— begin Source data —

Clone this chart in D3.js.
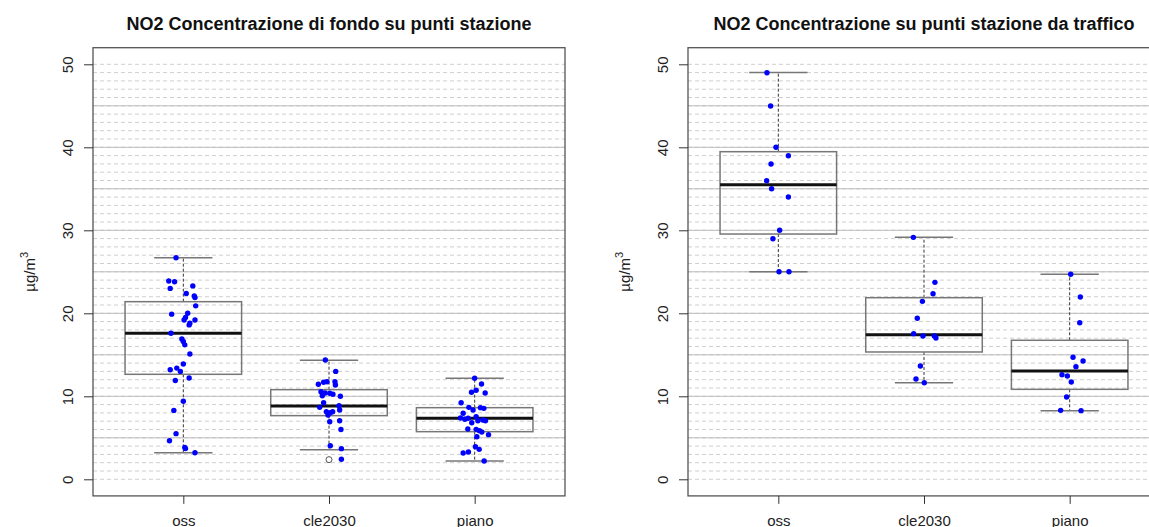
<!DOCTYPE html>
<html>
<head>
<meta charset="utf-8">
<script src="https://cdn.jsdelivr.net/npm/d3@7"></script>
<style>
  body { margin: 0; background: #fff; }
  svg { font-family: "Liberation Sans", Arial, sans-serif; }
</style>
</head>
<body>
<script>
// categories and tick labels
var categories = ['oss', 'cle2030', 'piano'];
var yTicks = [0, 10, 20, 30, 40, 50];
var titles = ['NO2 Concentrazione di fondo su punti stazione',
              'NO2 Concentrazione su punti stazione da traffico'];

// fondo (background stations): values and horizontal jitter (category units)
var fondoOss = [26.7, 23.9, 23.8, 23.3, 23.0, 22.4, 22.1, 21.9, 20.9, 19.9, 20.0, 19.5, 19.2, 19.2, 18.8, 18.6, 17.6,
  16.9, 16.6, 16.2, 15.1, 13.9, 13.2, 13.4, 13.0, 12.2, 11.9, 9.4, 8.3, 5.5, 4.65, 3.85, 3.7, 3.2];
var fondoOssJit = [-0.05, -0.10, -0.06, 0.065, -0.09, 0.02, 0.075, 0.08, 0.085, -0.08, 0.03, 0.015, 0.005, 0.08, 0.045, 0.04, -0.085,
  -0.01, 0, 0.01, 0.045, 0, -0.09, -0.045, -0.02, 0.04, -0.055, 0, -0.065, -0.05, -0.095, 0.01, 0.015, 0.08];
var fondoCle = [14.37, 13.0, 11.76, 11.7, 11.45, 11.76, 11.36, 10.56, 10.4, 10.36, 10.24, 10.0, 10.07, 9.23, 8.67, 8.87,
  8.35, 8.15, 8.03, 8.15, 7.75, 6.94, 7.06, 6.0, 4.05, 3.69, 2.41];
var fondoCleJit = [-0.025, 0.046, -0.014, -0.037, -0.073, 0.041, 0.044, -0.055, -0.027, 0.005, 0.027, 0.078, -0.046, -0.037, -0.064, 0.069,
  0.073, -0.018, 0.009, 0.025, -0.007, 0.005, 0.073, 0.082, 0.009, 0.085, 0.085];
var fondoPiano = [12.17, 11.48, 10.72, 10.48, 10.4, 9.23, 7.95, 8.67, 8.35, 8.63, 8.55, 7.35, 7.39, 7.23, 7.55, 7.06, 7.15,
  7.06, 6.82, 6.06, 6.02, 5.86, 5.7, 5.38, 5.13, 3.93, 3.61, 3.17, 3.29, 2.2];
var fondoPianoJit = [0, 0.047, 0.01, -0.022, 0.072, -0.093, -0.079, -0.04, -0.011, 0.04, 0.063, -0.045, -0.098, -0.068, 0.01, 0.022, 0.056,
  0.074, -0.02, -0.047, 0.01, 0.033, 0.049, 0.095, 0.015, 0.005, 0.031, -0.079, -0.043, 0.065];
// box stats: [lower whisker, Q1, median, Q3, upper whisker]
var fondoStats = [[3.2, 12.65, 17.6, 21.4, 26.7], [3.57, 7.67, 8.83, 10.8, 14.33], [2.2, 5.74, 7.35, 8.63, 12.17]];
var fondoOutliers = [[], [2.37], []];

// traffico (traffic stations)
var trafOss = [48.99, 44.98, 40.0, 38.99, 37.99, 35.98, 35.01, 34.01, 30.0, 28.99, 25.01, 25.01];
var trafOssJit = [-0.078, -0.053, -0.016, 0.069, -0.05, -0.08, -0.046, 0.069, 0.009, -0.037, 0.005, 0.073];
var trafCle = [29.15, 23.73, 22.36, 21.44, 19.4, 17.55, 17.27, 17.27, 17.02, 13.65, 12.08, 11.64];
var trafCleJit = [-0.073, 0.075, 0.062, -0.011, -0.046, -0.071, -0.007, 0.071, 0.082, -0.025, -0.055, 0.002];
var trafPiano = [24.7, 21.96, 18.87, 14.7, 14.25, 13.57, 12.6, 12.45, 11.72, 9.92, 8.31, 8.27];
var trafPianoJit = [0.007, 0.073, 0.069, 0.023, 0.092, 0.043, -0.053, -0.016, 0.011, -0.021, -0.062, 0.078];
var trafStats = [[25.0, 29.55, 35.5, 39.47, 49.0], [11.64, 15.34, 17.43, 21.88, 29.15], [8.27, 10.84, 13.05, 16.75, 24.7]];
var trafOutliers = [[], [], []];

var W = 1149, H = 527;
var svg = d3.select('body').append('svg').attr('width', W).attr('height', H);

var panels = [
  { left: 93, title: titles[0], values: [fondoOss, fondoCle, fondoPiano],
    jit: [fondoOssJit, fondoCleJit, fondoPianoJit], stats: fondoStats, out: fondoOutliers },
  { left: 688, title: titles[1], values: [trafOss, trafCle, trafPiano],
    jit: [trafOssJit, trafCleJit, trafPianoJit], stats: trafStats, out: trafOutliers }
];

var pw = 472, plotTop = 47.7, plotBottom = 495.9;
var y = d3.scaleLinear().domain([-2, 52]).range([plotBottom, plotTop]);

panels.forEach(function(p) {
  var x = d3.scaleLinear().domain([0.38, 3.62]).range([p.left, p.left + pw]);
  var g = svg.append('g');

  // grid: dashed every 1, solid every 5
  g.selectAll('line.minor').data(d3.range(0, 51)).enter().append('line')
      .attr('x1', p.left).attr('x2', p.left + pw)
      .attr('y1', function(d) { return y(d); }).attr('y2', function(d) { return y(d); })
      .attr('stroke', '#cfcfcf').attr('stroke-dasharray', '4,3');
  g.selectAll('line.major').data(d3.range(5, 50, 5)).enter().append('line')
      .attr('x1', p.left).attr('x2', p.left + pw)
      .attr('y1', function(d) { return y(d); }).attr('y2', function(d) { return y(d); })
      .attr('stroke', '#bdbdbd');

  // boxes
  var bw = 0.8;
  p.stats.forEach(function(s, i) {
    var c = i + 1;
    // whiskers
    g.append('line').attr('x1', x(c)).attr('x2', x(c)).attr('y1', y(s[3])).attr('y2', y(s[4]))
        .attr('stroke', '#333').attr('stroke-dasharray', '3,2');
    g.append('line').attr('x1', x(c)).attr('x2', x(c)).attr('y1', y(s[1])).attr('y2', y(s[0]))
        .attr('stroke', '#333').attr('stroke-dasharray', '3,2');
    // caps
    [s[0], s[4]].forEach(function(v) {
      g.append('line').attr('x1', x(c - bw / 4)).attr('x2', x(c + bw / 4))
          .attr('y1', y(v)).attr('y2', y(v)).attr('stroke', '#777').attr('stroke-width', 1.5);
    });
    g.append('rect').attr('x', x(c - bw / 2)).attr('width', x(c + bw / 2) - x(c - bw / 2))
        .attr('y', y(s[3])).attr('height', y(s[1]) - y(s[3]))
        .attr('fill', 'none').attr('stroke', '#777').attr('stroke-width', 1.5);
    g.append('line').attr('x1', x(c - bw / 2)).attr('x2', x(c + bw / 2))
        .attr('y1', y(s[2])).attr('y2', y(s[2])).attr('stroke', '#111').attr('stroke-width', 3);
    p.out[i].forEach(function(v) {
      g.append('circle').attr('cx', x(c)).attr('cy', y(v)).attr('r', 3)
          .attr('fill', 'none').attr('stroke', '#555');
    });
  });

  // jittered points
  p.values.forEach(function(vals, i) {
    g.selectAll(null).data(vals).enter().append('circle')
        .attr('cx', function(d, j) { return x(i + 1 + p.jit[i][j]); })
        .attr('cy', function(d) { return y(d); })
        .attr('r', 2.7).attr('fill', '#0000ff');
  });

  // frame
  g.append('rect').attr('x', p.left).attr('y', plotTop).attr('width', pw).attr('height', plotBottom - plotTop)
      .attr('fill', 'none').attr('stroke', '#555').attr('stroke-width', 1.3);

  // axes
  var yAxis = d3.axisLeft(y).tickValues(yTicks).tickSize(9).tickSizeOuter(0);
  var ya = g.append('g').attr('transform', 'translate(' + p.left + ',0)').call(yAxis);
  ya.select('.domain').remove();
  ya.selectAll('line').attr('stroke', '#333');
  ya.selectAll('text')
      .attr('transform', 'rotate(-90)')
      .attr('x', 0).attr('y', -20).attr('dy', 0)
      .attr('text-anchor', 'middle')
      .attr('font-size', 15).attr('fill', '#222')
      .attr('font-family', '"Liberation Sans", Arial, sans-serif');

  var xAxis = d3.axisBottom(x).tickValues([1, 2, 3])
      .tickFormat(function(d) { return categories[d - 1]; }).tickSize(8).tickSizeOuter(0);
  var xa = g.append('g').attr('transform', 'translate(0,' + plotBottom + ')').call(xAxis);
  xa.select('.domain').remove();
  xa.selectAll('line').attr('stroke', '#333');
  xa.selectAll('text').attr('y', 30).attr('dy', 0)
      .attr('font-size', 15).attr('fill', '#222')
      .attr('font-family', '"Liberation Sans", Arial, sans-serif');

  // y label
  var lab = g.append('text')
      .attr('transform', 'translate(' + (p.left - 58) + ',' + ((plotTop + plotBottom) / 2) + ') rotate(-90)')
      .attr('text-anchor', 'middle').attr('font-size', 15).attr('fill', '#222');
  lab.append('tspan').text('µg/m');
  lab.append('tspan').attr('font-size', 11).attr('dy', -7).text('3');

  // title
  g.append('text').attr('x', p.left + pw / 2).attr('y', 30)
      .attr('text-anchor', 'middle').attr('font-size', 18).attr('font-weight', 'bold')
      .attr('fill', '#111').text(p.title);
});
</script>
</body>
</html>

— end Source data —

### Work to do
Print, exactly as written, the lines above from the first one to the one containing "stazione da traffico'];". Leave out pictures.

### Exercise result
Clone this chart in D3.js.
<!DOCTYPE html>
<html>
<head>
<meta charset="utf-8">
<script src="https://cdn.jsdelivr.net/npm/d3@7"></script>
<style>
  body { margin: 0; background: #fff; }
  svg { font-family: "Liberation Sans", Arial, sans-serif; }
</style>
</head>
<body>
<script>
// categories and tick labels
var categories = ['oss', 'cle2030', 'piano'];
var yTicks = [0, 10, 20, 30, 40, 50];
var titles = ['NO2 Concentrazione di fondo su punti stazione',
              'NO2 Concentrazione su punti stazione da traffico'];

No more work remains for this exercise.